Friend2: Eating. Shelter. The basic necessities of life. Survival. The parivrajaka visits different places and begs. They don’t take more than what is needed for that day. They are not supposed to go somewhere they know to be overly generous. It is not like choosing your favorite restaurant and asking that they give you a free meal.
Friend1: Yeah, so we’re talking about a fake mendicant here. Really the worst kind of cheater, if you think about it, because it makes others less apprehensive. Who can turn down a beggar who is trying to advance spiritually? This is not like the homeless person addicted to drugs and alcohol. This is not the person who simply doesn’t want to work because they are lazy.
Friend2: Ravana had other intentions. He was controlled by the senses, instead of the other way around.

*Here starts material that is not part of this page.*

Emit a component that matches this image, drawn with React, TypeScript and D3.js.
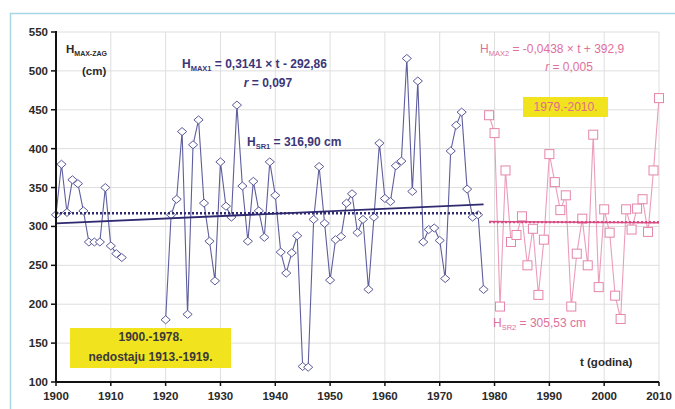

Friend1: Okay, so I was thinking about this. Doesn’t that interaction, the historical incident described in the Ramayana of Valmiki, show that sadhus shouldn’t be trusted?
Friend2: Because they might be a fraud like Ravana?
Friend1: They don’t necessarily have to be at such a level of intent. I’m just thinking of how easy it is to transform. This guy was grim-visaged. Ten heads and twenty arms. He wasn’t innocent looking, at all. Through the kama-rupa-siddhi he was able to quickly change his shape, while hiding nearby. It’s much easier today, I think. Just shave your head, put some markings on your body, wear a certain color robe, and beg from place to place.
Friend2: Speak some platitudes, with a hint of Vedic principles mixed in, and you might attract many followers.
Friend1: Who have money and will keep your belly full for the rest of your life. These sadhus will fool so many innocent people, in the same way that Ravana did.
Friend2: I wouldn’t say that Sita Devi was necessarily fooled. She is generally nice to everyone. Ravana’s false guise worked for an introduction, but the ruse quickly ended.
Friend1: Okay, but others may not be so discerning. They might give up everything to serve a cheater. Their lives get ruined.
Friend2: And you want to condemn all sadhus, then?
Friend1: I’m asking what is the benefit of the institution if it can be so easily infested with frauds.
Friend2: Just because something fake exists doesn’t mean that the real thing diminishes in value. You have fake jewelry. Imitation gold and silver. In one sense this is a compliment to the real thing. Genuine spiritual life is so valuable that others want to use it to their advantage. We are supposed to discern between Brahman and maya. The material world is like a shadow copy of the spiritual world, a perverted reflection. Just because there is illusion doesn’t mean that the real thing is flawed. If you find a genuine saint then your life will become perfect. The meeting with them is so valuable, like the case of Parikshit sitting at the banks of the Yamuna River and hearing Hari-katha from Shukadeva Gosvami. This was how the last seven days of the king’s life were spent, and so just imagine the benefit of spending every day in the same way.
Finding cheaters many so,
That genuine difficult to know.
But not meaning for all to condemn,
Since highest benefit meeting when.
That saint of Hari’s glories speaking,
Giving exactly what everyone seeking.
Like Parikshit at banks of Yamuna seated,
Seeing liberation as life’s days retreated.